-- start MATERIAL --
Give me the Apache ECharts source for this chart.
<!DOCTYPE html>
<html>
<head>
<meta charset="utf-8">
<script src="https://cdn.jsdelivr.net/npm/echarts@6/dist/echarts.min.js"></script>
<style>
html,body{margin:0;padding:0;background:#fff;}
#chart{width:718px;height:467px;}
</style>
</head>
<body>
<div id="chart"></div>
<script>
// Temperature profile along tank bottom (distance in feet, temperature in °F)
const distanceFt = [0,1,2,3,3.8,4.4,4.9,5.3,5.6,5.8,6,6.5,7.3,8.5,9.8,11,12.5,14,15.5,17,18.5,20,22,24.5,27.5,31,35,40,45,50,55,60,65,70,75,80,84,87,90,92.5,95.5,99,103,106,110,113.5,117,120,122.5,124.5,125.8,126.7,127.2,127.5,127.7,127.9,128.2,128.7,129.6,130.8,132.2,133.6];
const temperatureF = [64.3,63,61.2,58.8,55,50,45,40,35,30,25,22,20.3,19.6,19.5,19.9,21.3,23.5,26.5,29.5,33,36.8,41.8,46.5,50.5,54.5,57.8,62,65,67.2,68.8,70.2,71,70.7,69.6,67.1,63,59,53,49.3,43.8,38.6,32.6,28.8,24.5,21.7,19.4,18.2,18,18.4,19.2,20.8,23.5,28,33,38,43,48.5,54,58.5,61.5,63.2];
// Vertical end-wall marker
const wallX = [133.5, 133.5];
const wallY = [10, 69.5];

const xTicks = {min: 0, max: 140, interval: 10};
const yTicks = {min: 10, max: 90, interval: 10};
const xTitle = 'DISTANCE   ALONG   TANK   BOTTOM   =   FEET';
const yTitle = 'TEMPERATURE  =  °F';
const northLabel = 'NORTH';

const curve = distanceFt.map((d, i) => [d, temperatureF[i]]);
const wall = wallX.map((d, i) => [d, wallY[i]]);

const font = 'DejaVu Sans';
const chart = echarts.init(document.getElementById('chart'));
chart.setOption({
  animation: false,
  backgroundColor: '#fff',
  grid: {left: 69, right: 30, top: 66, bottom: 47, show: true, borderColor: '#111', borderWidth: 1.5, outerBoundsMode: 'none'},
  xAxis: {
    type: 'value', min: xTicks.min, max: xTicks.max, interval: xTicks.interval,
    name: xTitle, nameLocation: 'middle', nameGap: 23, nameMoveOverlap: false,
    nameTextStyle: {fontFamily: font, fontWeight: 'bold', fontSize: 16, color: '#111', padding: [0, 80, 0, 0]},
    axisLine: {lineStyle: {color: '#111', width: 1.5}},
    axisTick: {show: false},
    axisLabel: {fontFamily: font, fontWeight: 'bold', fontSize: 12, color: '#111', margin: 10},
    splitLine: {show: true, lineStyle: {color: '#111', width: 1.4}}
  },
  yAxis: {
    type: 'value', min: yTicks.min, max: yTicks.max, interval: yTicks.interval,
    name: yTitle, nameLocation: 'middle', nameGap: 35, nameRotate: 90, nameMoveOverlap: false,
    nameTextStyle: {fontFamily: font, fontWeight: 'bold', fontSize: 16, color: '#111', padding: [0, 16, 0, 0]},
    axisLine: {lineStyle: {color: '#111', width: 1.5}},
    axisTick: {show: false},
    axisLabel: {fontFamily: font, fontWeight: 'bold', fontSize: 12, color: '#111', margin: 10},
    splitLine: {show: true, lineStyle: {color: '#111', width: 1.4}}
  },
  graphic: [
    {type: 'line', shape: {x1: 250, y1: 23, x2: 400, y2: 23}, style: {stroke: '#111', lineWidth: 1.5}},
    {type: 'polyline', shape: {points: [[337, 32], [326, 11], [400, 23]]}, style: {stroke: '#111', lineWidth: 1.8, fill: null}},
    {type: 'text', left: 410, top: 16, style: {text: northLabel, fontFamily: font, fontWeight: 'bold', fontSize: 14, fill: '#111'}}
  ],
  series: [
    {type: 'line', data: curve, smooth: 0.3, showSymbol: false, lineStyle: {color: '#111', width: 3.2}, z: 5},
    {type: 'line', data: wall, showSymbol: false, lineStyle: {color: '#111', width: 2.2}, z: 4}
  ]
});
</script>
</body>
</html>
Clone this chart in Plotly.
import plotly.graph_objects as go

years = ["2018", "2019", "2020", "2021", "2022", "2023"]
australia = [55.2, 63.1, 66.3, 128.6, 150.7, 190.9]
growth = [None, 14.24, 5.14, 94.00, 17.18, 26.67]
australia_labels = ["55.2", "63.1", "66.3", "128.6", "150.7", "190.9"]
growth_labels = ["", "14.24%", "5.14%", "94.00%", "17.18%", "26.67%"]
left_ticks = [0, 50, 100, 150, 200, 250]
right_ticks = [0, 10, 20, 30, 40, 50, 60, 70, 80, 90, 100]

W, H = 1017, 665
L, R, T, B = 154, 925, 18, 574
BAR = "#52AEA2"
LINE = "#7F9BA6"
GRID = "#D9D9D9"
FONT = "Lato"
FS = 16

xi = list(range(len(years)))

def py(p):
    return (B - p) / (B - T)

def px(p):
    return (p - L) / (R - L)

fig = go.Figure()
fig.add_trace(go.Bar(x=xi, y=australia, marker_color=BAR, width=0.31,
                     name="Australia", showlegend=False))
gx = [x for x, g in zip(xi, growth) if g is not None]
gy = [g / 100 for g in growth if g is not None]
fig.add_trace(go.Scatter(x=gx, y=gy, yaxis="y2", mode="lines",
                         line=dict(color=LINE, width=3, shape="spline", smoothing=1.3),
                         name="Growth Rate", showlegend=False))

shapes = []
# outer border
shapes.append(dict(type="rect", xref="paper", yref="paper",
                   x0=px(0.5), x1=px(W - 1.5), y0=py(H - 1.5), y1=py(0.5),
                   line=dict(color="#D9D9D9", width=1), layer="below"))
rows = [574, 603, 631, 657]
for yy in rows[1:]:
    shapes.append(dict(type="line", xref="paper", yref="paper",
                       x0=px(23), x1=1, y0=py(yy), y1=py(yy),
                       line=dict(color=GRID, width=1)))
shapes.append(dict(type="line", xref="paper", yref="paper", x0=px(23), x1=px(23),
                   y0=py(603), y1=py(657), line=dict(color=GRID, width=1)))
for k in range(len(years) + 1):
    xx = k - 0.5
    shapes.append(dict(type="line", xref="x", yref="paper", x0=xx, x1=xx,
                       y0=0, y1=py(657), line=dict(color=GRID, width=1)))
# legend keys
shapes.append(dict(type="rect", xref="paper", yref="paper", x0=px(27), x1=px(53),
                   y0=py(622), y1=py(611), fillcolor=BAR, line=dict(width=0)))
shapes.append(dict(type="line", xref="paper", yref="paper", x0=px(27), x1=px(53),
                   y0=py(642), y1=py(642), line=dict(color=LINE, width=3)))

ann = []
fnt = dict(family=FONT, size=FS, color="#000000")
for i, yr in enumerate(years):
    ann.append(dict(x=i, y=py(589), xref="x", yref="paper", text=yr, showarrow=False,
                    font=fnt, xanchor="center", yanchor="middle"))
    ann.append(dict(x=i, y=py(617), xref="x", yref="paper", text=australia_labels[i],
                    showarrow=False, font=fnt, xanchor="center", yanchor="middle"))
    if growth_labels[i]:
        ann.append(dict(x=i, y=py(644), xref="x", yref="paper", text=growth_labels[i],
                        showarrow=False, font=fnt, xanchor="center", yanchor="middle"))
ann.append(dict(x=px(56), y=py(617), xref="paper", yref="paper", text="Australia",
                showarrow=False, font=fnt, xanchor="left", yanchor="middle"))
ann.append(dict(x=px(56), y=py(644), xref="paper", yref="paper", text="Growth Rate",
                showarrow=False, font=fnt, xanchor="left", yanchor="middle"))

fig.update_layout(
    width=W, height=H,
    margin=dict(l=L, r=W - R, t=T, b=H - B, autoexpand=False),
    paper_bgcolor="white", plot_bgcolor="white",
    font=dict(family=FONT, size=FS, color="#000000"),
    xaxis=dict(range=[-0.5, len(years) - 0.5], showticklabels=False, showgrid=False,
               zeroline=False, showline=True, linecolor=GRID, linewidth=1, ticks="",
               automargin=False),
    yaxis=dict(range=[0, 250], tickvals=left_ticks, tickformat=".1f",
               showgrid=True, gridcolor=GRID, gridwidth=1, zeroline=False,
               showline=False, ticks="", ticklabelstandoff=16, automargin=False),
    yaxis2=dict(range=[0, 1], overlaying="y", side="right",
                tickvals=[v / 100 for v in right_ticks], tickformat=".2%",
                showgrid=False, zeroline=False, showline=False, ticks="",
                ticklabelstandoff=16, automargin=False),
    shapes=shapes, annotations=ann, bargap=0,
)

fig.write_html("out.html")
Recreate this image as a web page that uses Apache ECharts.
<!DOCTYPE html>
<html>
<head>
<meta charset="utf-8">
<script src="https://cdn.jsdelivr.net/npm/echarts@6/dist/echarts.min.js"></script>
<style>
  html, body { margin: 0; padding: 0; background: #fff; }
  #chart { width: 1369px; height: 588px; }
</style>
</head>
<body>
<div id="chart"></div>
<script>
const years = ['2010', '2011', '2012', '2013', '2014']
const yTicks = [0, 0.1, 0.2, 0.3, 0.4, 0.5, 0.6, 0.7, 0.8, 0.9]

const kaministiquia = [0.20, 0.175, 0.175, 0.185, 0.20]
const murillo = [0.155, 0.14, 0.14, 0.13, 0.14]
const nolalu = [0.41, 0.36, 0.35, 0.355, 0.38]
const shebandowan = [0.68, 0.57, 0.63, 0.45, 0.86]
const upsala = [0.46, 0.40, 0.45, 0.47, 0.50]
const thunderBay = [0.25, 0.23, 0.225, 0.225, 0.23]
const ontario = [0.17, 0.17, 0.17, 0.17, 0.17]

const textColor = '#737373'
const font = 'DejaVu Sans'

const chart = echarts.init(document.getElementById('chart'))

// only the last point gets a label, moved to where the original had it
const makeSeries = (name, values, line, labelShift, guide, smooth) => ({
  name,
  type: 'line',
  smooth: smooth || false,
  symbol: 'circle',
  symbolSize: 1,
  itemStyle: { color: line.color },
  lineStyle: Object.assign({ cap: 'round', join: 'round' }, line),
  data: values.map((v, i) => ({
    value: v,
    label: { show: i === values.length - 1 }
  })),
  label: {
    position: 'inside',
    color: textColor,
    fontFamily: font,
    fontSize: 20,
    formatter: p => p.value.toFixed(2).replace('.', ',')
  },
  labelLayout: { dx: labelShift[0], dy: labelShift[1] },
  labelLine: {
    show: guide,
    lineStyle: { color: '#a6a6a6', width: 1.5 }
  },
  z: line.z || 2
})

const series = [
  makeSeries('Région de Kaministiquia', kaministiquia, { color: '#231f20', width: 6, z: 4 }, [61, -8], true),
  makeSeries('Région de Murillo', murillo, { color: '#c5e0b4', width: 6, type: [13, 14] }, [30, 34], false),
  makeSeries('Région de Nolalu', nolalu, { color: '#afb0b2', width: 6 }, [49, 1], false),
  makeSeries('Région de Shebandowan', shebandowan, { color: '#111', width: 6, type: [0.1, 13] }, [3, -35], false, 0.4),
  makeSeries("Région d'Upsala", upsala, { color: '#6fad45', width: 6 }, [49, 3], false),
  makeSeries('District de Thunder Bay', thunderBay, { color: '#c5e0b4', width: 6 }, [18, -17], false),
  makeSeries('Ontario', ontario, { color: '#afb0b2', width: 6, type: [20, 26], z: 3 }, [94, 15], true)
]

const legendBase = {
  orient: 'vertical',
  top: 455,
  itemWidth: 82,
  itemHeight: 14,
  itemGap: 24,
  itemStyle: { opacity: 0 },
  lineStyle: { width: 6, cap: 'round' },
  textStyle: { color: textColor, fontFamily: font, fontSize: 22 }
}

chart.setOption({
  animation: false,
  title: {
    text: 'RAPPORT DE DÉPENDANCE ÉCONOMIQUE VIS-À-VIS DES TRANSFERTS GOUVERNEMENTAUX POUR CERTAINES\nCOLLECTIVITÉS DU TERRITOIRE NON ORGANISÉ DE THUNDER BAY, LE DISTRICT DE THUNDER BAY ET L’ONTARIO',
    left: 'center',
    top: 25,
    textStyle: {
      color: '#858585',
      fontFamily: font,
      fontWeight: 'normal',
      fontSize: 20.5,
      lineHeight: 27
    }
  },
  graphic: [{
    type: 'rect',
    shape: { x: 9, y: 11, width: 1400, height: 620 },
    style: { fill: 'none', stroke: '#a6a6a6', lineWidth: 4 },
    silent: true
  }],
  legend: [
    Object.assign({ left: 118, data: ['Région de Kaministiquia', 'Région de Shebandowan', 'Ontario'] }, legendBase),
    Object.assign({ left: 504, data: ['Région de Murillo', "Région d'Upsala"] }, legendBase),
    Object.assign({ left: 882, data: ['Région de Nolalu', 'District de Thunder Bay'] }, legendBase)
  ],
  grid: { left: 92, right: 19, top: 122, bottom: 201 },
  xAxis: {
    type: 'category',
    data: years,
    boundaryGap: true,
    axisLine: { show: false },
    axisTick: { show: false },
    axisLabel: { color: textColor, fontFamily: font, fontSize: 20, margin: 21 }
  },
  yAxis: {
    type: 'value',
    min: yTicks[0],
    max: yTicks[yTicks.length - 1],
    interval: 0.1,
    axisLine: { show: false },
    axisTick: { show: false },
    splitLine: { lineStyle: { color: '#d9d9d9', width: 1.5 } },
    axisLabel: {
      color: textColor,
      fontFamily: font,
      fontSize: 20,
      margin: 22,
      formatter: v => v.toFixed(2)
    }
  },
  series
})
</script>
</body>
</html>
-- end MATERIAL --
WHAT YOU NEED TO DO:
Return nothing but the lines from the start of the listing above through the line containing "const wall = wallX.map((d, i)", exactly as given.

RESPONSE:
Give me the Apache ECharts source for this chart.
<!DOCTYPE html>
<html>
<head>
<meta charset="utf-8">
<script src="https://cdn.jsdelivr.net/npm/echarts@6/dist/echarts.min.js"></script>
<style>
html,body{margin:0;padding:0;background:#fff;}
#chart{width:718px;height:467px;}
</style>
</head>
<body>
<div id="chart"></div>
<script>
// Temperature profile along tank bottom (distance in feet, temperature in °F)
const distanceFt = [0,1,2,3,3.8,4.4,4.9,5.3,5.6,5.8,6,6.5,7.3,8.5,9.8,11,12.5,14,15.5,17,18.5,20,22,24.5,27.5,31,35,40,45,50,55,60,65,70,75,80,84,87,90,92.5,95.5,99,103,106,110,113.5,117,120,122.5,124.5,125.8,126.7,127.2,127.5,127.7,127.9,128.2,128.7,129.6,130.8,132.2,133.6];
const temperatureF = [64.3,63,61.2,58.8,55,50,45,40,35,30,25,22,20.3,19.6,19.5,19.9,21.3,23.5,26.5,29.5,33,36.8,41.8,46.5,50.5,54.5,57.8,62,65,67.2,68.8,70.2,71,70.7,69.6,67.1,63,59,53,49.3,43.8,38.6,32.6,28.8,24.5,21.7,19.4,18.2,18,18.4,19.2,20.8,23.5,28,33,38,43,48.5,54,58.5,61.5,63.2];
// Vertical end-wall marker
const wallX = [133.5, 133.5];
const wallY = [10, 69.5];

const xTicks = {min: 0, max: 140, interval: 10};
const yTicks = {min: 10, max: 90, interval: 10};
const xTitle = 'DISTANCE   ALONG   TANK   BOTTOM   =   FEET';
const yTitle = 'TEMPERATURE  =  °F';
const northLabel = 'NORTH';

const curve = distanceFt.map((d, i) => [d, temperatureF[i]]);
const wall = wallX.map((d, i) => [d, wallY[i]]);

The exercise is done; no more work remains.